Перед бурей | страница 10
Иные камышинские старожилы, следуя ли темным, уже в дни их юности ветхим преданиям, или же давая волю фантазии, брались даже указывать излюбленные места притонов витязей речного абордажа, и сыпали именами Васьки Чалого, Еремы Косолапа, Кузьмы Шалопута… По-своему бесспорен был, однако, лишь западнее Камышина лежавший очень большой курган, в форме сильно усеченной пирамиды, с плоскою и довольно широкою ровною вышкой — такой одинокий и необычайный среди окружающей его со всех сторон степной глади. Предание связывало его с именем Стеньки Разина; но, надо думать, он был много древнее. Его давно уже собирались раскопать заезжие археологи, но дальше разговоров дело почему то не двигалось. Из этих речей, звучавших важно и авторитетно, сыпались слова хазары, куманы, уззы. На украдкой прислушивавшихся детей, кажется, речи эти производили больше впечатления, чем на занятых своими делами отцов. Для нашего слуха особенно сказочно звучало свистящее имя «уззы»; мы их представляли себе всадниками, неразлучными со своими конями, почти что людьми-кентаврами, и мы любили «играть в уззов», взбираясь с помощью конюхов на неоседланных лошадей, которых они водили на берег Волги, на купанье и водопой. Мы наслаждались, учась дико гикать и стараясь придать нашим смирным четвероногим вид полудиких степных летунов.

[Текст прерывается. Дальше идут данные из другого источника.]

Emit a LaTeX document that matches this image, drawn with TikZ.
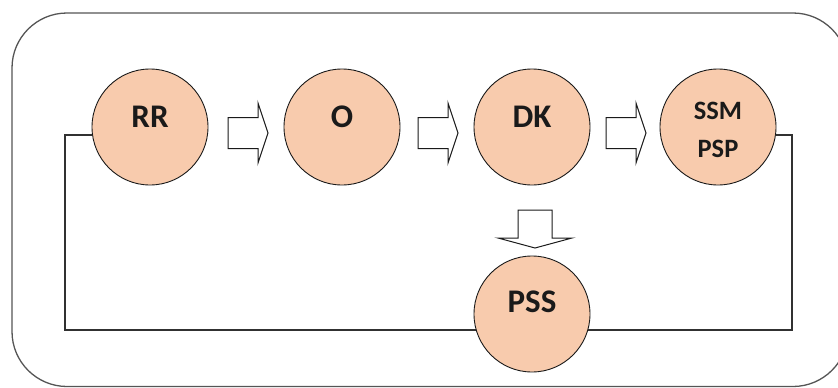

Прислушиваться к разговорам старших было вообще одним из любимейших моих удовольствий. Я многое бы дал, чтобы присутствовать при уроках старших сестер, но меня, как малыша, заботливо удаляли, ни за что мне не веря, будто я смогу «сидеть, как в рот воды набравши». Тогда я пошел на хитрость: задолго до начала урока потихоньку забирался в заветную комнату, где что-то читали и учили втайне от меня, залезал под широкий и длинный учебный стол и высиживал там часами, ни разу не кашлянув, не чихнув и не шевельнувшись. Память у меня оказалась редкая, что-то вроде «абсолютного слуха» в музыке; скоро я, не умевший читать, «с голоса» запоминал почти всё, что старшим объясняли и задавали, особенно стихи, и мог бы даже сестер поправлять или им подсказывать, где они спотыкались. Но переполненный всем этим багажом, я удержать его не мог, и как-то раз, когда сестер заставили щегольнуть своими знаниями в обществе родных и близких друзей, я пришел в азарт и вступил с ними в соревнование. Успех я имел превеликий, но еще больше было всеобщее недоумение: откуда у неумеющего читать малыша могло «всё это взяться», вплоть до длинных стихов Пушкина? Удовлетворительного ответа я дать не мог. Тут стали обращать внимание на то, что в часы уроков я всегда куда-то исчезаю, начали догадываться и, наконец, меня «открыли» и торжественно с хохотом извлекли из-под стола. Тут уж мне было разрешено присутствовать на уроках, но чинно и молчаливо. После этого, однако, охота моя к их слушанию сильно охладела. Запретный плод слаще.